# Problem description
Skipping all pictures, set down the lines of the listing from the first through the one with "return pd.DataFrame(rows)".

# Data section
▬▬▬▬▬▬▬▬▬▬

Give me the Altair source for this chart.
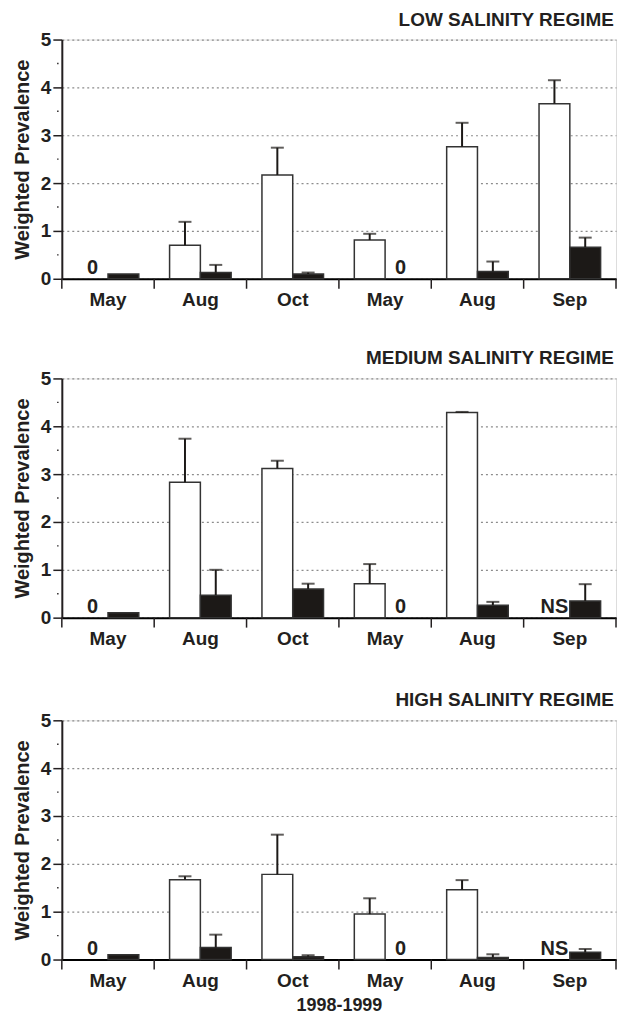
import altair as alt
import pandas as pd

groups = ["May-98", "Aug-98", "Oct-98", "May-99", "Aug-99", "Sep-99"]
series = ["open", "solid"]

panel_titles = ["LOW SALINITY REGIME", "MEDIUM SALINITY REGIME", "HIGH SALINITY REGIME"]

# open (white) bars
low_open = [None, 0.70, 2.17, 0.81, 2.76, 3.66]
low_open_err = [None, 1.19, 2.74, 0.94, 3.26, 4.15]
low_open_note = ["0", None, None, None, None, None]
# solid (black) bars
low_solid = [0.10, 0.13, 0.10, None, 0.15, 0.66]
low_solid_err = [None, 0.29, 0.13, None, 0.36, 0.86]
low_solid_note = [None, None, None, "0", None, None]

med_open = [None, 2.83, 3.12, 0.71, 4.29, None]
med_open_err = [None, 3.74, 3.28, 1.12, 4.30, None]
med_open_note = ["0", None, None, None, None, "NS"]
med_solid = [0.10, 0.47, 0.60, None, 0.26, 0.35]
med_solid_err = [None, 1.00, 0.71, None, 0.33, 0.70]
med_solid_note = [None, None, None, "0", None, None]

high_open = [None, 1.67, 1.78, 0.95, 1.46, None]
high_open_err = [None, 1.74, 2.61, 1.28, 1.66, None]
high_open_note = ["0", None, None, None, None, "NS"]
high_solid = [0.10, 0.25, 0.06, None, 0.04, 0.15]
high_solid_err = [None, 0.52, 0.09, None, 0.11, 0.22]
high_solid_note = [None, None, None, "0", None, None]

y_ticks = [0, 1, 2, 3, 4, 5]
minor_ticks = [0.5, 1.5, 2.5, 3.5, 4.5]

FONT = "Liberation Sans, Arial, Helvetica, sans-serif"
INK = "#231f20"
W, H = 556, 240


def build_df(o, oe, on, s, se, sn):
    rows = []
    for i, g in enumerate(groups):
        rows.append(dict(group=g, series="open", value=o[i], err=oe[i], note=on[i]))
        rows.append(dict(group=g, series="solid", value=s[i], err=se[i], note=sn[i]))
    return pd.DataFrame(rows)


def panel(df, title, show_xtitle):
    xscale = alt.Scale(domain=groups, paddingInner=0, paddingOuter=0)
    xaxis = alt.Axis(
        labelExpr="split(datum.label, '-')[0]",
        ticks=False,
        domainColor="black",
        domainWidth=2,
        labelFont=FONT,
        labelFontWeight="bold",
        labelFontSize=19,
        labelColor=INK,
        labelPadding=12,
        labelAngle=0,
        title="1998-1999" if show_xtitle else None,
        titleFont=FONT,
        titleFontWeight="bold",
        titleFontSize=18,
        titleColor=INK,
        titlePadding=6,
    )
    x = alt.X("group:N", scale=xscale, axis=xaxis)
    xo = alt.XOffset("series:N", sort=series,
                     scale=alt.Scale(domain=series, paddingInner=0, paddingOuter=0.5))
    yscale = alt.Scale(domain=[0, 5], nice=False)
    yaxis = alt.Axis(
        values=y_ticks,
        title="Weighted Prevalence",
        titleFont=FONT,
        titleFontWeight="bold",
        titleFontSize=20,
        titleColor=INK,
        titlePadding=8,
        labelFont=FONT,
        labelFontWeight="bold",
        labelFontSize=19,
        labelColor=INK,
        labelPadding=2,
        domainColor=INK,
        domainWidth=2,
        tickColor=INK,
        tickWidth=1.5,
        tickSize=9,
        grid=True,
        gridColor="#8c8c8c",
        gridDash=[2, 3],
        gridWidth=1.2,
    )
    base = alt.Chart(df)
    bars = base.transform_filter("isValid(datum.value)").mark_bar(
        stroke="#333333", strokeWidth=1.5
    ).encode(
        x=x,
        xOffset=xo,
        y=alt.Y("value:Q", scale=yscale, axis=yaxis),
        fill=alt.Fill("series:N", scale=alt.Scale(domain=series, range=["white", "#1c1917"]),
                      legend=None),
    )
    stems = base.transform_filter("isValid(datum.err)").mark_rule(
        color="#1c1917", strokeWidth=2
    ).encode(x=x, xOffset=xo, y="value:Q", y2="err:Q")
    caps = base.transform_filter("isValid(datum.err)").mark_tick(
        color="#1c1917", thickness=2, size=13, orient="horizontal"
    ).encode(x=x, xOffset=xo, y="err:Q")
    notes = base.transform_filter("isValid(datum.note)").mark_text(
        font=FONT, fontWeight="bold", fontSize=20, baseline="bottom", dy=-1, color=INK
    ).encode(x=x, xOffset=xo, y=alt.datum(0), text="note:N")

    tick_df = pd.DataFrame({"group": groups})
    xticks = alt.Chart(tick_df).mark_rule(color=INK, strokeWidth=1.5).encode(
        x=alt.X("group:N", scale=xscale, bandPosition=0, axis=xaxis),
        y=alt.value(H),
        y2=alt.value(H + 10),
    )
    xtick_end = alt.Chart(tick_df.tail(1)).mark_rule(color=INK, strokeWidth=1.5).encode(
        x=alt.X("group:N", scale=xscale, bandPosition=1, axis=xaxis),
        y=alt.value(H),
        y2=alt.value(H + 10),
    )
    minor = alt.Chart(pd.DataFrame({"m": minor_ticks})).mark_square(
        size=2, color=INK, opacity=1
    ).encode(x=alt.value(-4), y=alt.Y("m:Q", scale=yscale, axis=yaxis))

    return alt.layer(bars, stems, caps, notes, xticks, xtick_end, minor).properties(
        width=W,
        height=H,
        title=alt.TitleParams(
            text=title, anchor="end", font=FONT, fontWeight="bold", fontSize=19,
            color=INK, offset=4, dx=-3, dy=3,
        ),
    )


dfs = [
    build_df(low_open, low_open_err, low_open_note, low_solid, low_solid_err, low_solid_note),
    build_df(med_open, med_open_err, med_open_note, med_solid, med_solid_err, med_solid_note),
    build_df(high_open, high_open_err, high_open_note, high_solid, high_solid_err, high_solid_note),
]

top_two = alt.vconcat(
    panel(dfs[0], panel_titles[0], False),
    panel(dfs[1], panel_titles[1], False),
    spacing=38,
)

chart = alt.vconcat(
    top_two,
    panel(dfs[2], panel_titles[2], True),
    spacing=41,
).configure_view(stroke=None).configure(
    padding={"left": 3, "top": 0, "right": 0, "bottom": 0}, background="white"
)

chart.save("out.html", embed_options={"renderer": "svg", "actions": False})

▬▬▬▬▬▬▬▬▬▬

# Exercise answer
Give me the Altair source for this chart.
import altair as alt
import pandas as pd

groups = ["May-98", "Aug-98", "Oct-98", "May-99", "Aug-99", "Sep-99"]
series = ["open", "solid"]

panel_titles = ["LOW SALINITY REGIME", "MEDIUM SALINITY REGIME", "HIGH SALINITY REGIME"]

# open (white) bars
low_open = [None, 0.70, 2.17, 0.81, 2.76, 3.66]
low_open_err = [None, 1.19, 2.74, 0.94, 3.26, 4.15]
low_open_note = ["0", None, None, None, None, None]
# solid (black) bars
low_solid = [0.10, 0.13, 0.10, None, 0.15, 0.66]
low_solid_err = [None, 0.29, 0.13, None, 0.36, 0.86]
low_solid_note = [None, None, None, "0", None, None]

med_open = [None, 2.83, 3.12, 0.71, 4.29, None]
med_open_err = [None, 3.74, 3.28, 1.12, 4.30, None]
med_open_note = ["0", None, None, None, None, "NS"]
med_solid = [0.10, 0.47, 0.60, None, 0.26, 0.35]
med_solid_err = [None, 1.00, 0.71, None, 0.33, 0.70]
med_solid_note = [None, None, None, "0", None, None]

high_open = [None, 1.67, 1.78, 0.95, 1.46, None]
high_open_err = [None, 1.74, 2.61, 1.28, 1.66, None]
high_open_note = ["0", None, None, None, None, "NS"]
high_solid = [0.10, 0.25, 0.06, None, 0.04, 0.15]
high_solid_err = [None, 0.52, 0.09, None, 0.11, 0.22]
high_solid_note = [None, None, None, "0", None, None]

y_ticks = [0, 1, 2, 3, 4, 5]
minor_ticks = [0.5, 1.5, 2.5, 3.5, 4.5]

FONT = "Liberation Sans, Arial, Helvetica, sans-serif"
INK = "#231f20"
W, H = 556, 240


def build_df(o, oe, on, s, se, sn):
    rows = []
    for i, g in enumerate(groups):
        rows.append(dict(group=g, series="open", value=o[i], err=oe[i], note=on[i]))
        rows.append(dict(group=g, series="solid", value=s[i], err=se[i], note=sn[i]))
    return pd.DataFrame(rows)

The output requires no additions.